La campagne irlandaise. Une carte postale dans laquelle Mary est régulièrement violée par son père. A 14 ans elle est enceinte. Et bascule dans un autre cauchemar quand son village puis l’Irlande apprennent sa tentative d’aller avorter en Angleterre.
Ce roman est inspiré d’un fait divers qui a agité l’Irlande dans les années 1980. Ceci dit, l’avortement est un sujet encore et toujours d’actualité en Irlande comme ailleurs.
Tout comme l’est l’hypocrisie de sociétés qui refusent de regarder en face la violence faite aux femmes.

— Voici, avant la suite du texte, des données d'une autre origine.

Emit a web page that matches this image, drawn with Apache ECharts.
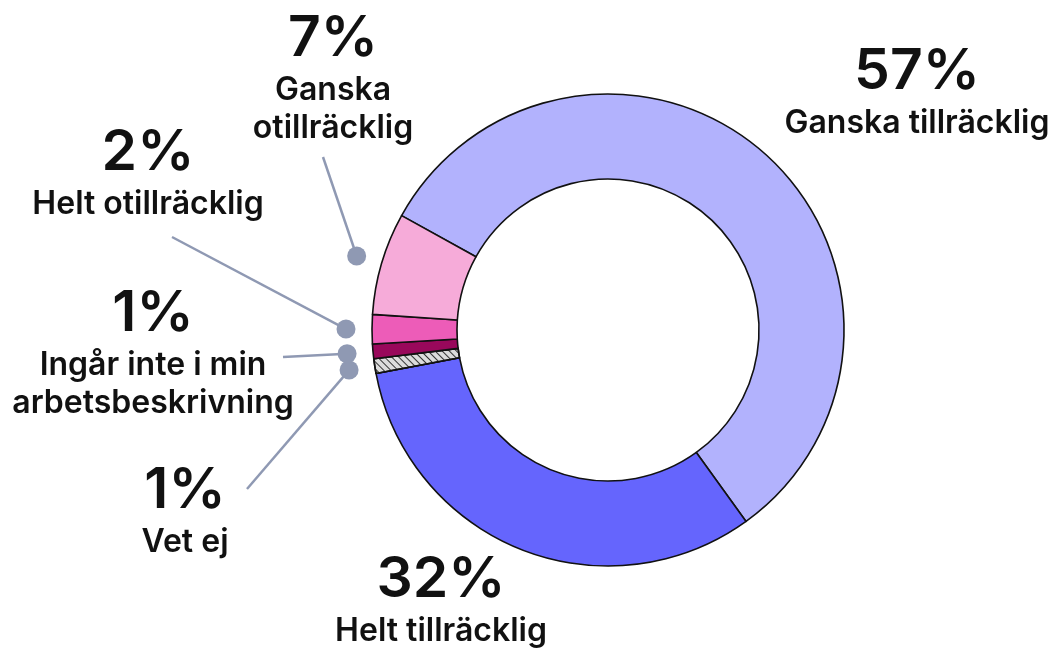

Ce que raconte Edna O’Brien, c’est l’horreur qui peut survenir dans une vie, soudainement, c’est le poids d’un secret vécu comme honteux pour une adolescente dont l’avenir a été brisé par un père violent. C’est la difficulté de faire face quand on sait que le monde auquel on appartient n’aura aucune pitié. Et en effet, il n’en a aucune de pitié : la réaction des femmes du village quand elles apprennent la grossesse et la tentative d’avortement de Mary est de ces réactions qui tordent l’estomac et qui rappellent qu’en chacun de nous dort un être mesquin et mauvais. Condamnations, rumeurs, médisances, rien n’est épargné à la jeune fille.
Mais le pire n’est sans doute pas cela. On voit se dessiner à travers cette histoire le portrait de femme profondément convaincues que l’avortement est un pêché mortel et dont la foi, pour être profonde sur ce point précis, ne les empêche pas d’avoir des comportements fort peu chrétiens. Et de faire subir à la jeune fille des violences physiques et psychologiques atroces.

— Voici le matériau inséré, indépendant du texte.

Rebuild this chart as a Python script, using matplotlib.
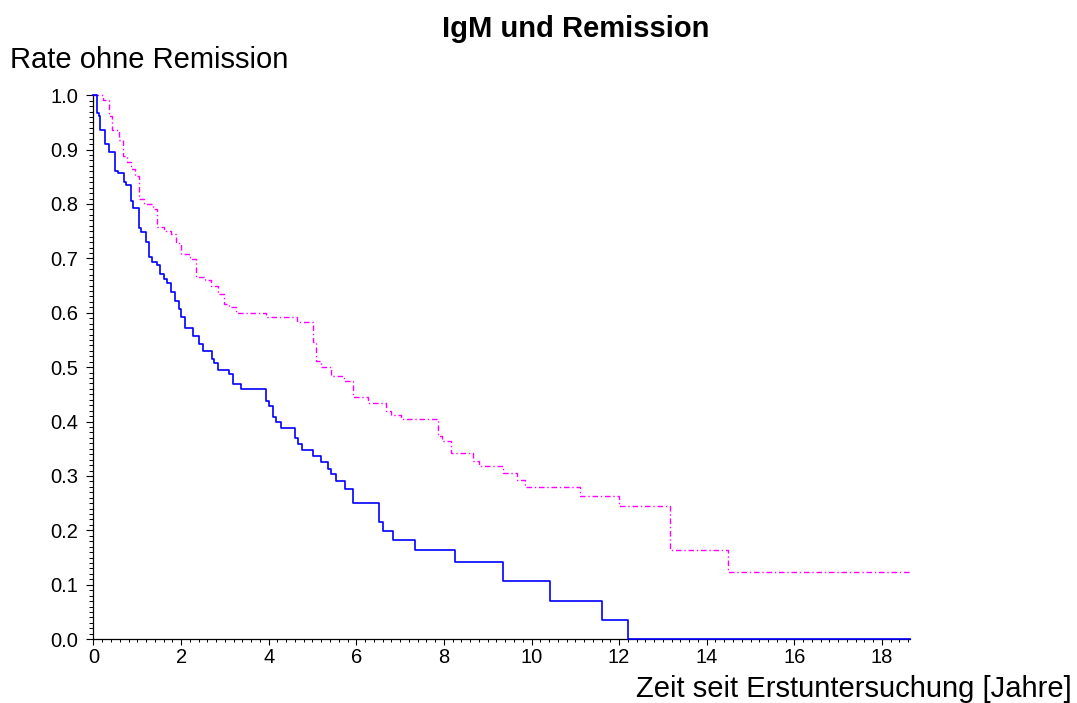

Plus que l’inceste, c’est cela qui brise Mary : « Les gens étaient affreux, les gens étaient dangereux, les gens étaient prêts à vous crucifier, les gens qu’on connaissait et qu’on ne connaissait pas. Ce dernier constat était peut-être le plus terrible de tous et le plus effroyable. Peut-être que c’était ça qu’on entendait par vieillir, ce n’était pas les années mais le savoir. Elle l’avait maintenant. »
Bien que sachant que les femmes sont parfois les plus durs des bourreaux envers elles-mêmes et leurs semblables, j’ai reçu ces personnages comme autant de coups de poings.
En tout cas, on découvre à quel point l’avortement est une question qui déchaîne les passions en Irlande. Mary devient un enjeu national. Son cas étant porté devant les tribunaux, des juges doivent décider, mais surtout, les idéaux, les croyances, les manières de vivre s’opposent et se confrontent, tous essayant d’utiliser cette histoire pour parvenir à leurs fins, sans jamais prendre en compte la souffrance de l’individu.
Heureusement que l’espoir reste, à travers la rencontre de personnes, hommes et femmes, qui ne cherchent pas à faire le bien de Mary. Qui se contentent de l’aider et de la soutenir quelques soient ses choix.
C’est donc un roman, dur, fort. Il pâtit néanmoins à mon sens d’un style difficile, et surtout d’une narration éclatée. Les points de vue d’un grand nombre de protagonistes sont utilisés, sans que des indications de temps et de lieux permettent de se retrouver. J’ai donc eu l’impression de sauter du coq à l’âne à plusieurs reprises et de me perdre dans les méandres des courts chapitres. Ce qui ne m’a pas aidé à le terminer !
Edna O’Brien, Tu ne tueras point, Le livre de poche, 1998, 276 p.